■ RECORD LIST
******************************

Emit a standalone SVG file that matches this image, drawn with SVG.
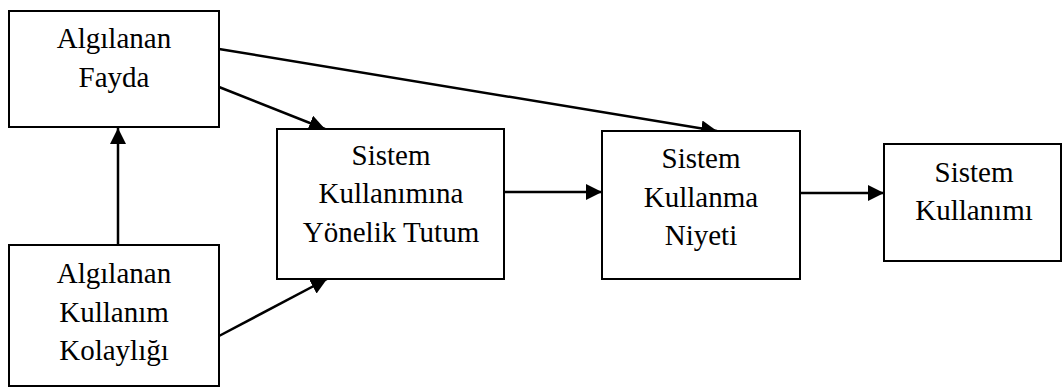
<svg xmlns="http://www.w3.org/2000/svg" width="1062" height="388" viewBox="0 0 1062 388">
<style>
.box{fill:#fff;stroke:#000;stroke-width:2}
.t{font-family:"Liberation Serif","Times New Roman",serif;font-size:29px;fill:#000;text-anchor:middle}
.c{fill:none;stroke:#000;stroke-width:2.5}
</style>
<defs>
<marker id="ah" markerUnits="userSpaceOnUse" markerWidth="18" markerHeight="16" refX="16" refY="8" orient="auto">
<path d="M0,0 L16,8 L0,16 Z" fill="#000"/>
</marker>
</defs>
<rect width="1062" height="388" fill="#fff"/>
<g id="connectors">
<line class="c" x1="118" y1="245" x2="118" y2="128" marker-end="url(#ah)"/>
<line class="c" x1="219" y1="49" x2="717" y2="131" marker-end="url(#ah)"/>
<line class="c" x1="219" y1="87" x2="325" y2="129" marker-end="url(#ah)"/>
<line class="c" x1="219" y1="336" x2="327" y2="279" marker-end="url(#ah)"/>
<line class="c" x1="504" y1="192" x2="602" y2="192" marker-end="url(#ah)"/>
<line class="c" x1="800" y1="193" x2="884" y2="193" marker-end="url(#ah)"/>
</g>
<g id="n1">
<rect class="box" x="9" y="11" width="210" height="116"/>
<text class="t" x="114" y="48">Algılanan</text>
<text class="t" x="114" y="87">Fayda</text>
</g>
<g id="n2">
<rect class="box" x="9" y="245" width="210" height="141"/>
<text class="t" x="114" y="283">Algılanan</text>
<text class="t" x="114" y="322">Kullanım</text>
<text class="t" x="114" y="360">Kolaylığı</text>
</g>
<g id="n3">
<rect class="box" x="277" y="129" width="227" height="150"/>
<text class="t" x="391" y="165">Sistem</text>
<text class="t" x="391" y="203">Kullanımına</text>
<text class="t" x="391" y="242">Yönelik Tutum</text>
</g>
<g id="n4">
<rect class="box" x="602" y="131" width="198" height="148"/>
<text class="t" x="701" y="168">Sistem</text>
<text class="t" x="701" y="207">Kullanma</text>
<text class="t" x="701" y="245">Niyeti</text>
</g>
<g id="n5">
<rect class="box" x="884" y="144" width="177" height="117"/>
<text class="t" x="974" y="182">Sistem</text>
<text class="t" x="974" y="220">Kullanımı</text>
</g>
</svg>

******************************

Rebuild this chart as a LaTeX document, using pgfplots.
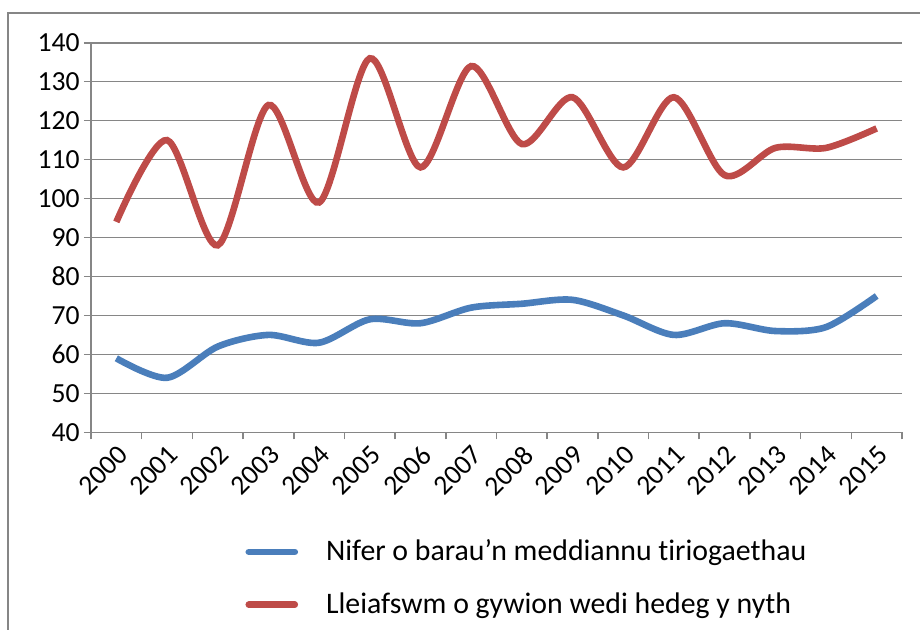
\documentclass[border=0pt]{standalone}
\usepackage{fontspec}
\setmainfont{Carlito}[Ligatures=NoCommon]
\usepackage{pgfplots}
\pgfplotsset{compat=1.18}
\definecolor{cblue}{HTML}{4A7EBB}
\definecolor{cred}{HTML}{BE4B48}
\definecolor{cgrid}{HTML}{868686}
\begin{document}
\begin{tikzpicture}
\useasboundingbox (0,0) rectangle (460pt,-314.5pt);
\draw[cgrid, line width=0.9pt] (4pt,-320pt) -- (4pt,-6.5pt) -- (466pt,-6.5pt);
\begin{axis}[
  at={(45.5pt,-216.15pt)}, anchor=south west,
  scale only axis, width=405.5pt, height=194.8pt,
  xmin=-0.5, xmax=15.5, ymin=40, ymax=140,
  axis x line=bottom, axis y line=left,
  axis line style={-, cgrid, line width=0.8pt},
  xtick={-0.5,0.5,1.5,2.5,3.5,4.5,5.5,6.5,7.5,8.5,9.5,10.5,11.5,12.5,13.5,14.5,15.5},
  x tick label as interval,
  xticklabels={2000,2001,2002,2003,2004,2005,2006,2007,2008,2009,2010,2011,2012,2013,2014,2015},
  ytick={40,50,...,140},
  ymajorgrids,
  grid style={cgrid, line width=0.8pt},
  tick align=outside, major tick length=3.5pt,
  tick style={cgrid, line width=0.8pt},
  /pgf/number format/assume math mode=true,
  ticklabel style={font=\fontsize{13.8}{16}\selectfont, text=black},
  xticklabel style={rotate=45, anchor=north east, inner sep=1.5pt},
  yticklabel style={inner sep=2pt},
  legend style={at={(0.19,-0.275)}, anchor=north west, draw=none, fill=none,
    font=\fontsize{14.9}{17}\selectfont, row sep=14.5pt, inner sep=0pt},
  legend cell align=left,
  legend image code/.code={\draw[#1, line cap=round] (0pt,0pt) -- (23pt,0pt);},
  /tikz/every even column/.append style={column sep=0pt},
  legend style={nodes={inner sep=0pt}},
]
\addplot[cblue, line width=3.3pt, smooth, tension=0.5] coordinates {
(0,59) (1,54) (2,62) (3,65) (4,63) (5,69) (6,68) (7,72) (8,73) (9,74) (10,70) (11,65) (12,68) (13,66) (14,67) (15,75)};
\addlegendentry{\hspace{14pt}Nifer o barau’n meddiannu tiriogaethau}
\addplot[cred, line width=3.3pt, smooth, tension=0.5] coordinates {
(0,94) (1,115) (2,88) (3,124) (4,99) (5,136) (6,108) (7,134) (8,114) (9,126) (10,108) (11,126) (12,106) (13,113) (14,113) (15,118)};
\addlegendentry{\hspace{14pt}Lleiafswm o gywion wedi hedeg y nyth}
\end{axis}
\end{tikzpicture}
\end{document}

******************************

■ TO BE DONE
Gather each line of the listing containing the word "standalone" and show it.

■ EXERCISE RESULT
Emit a standalone SVG file that matches this image, drawn with SVG.
\documentclass[border=0pt]{standalone}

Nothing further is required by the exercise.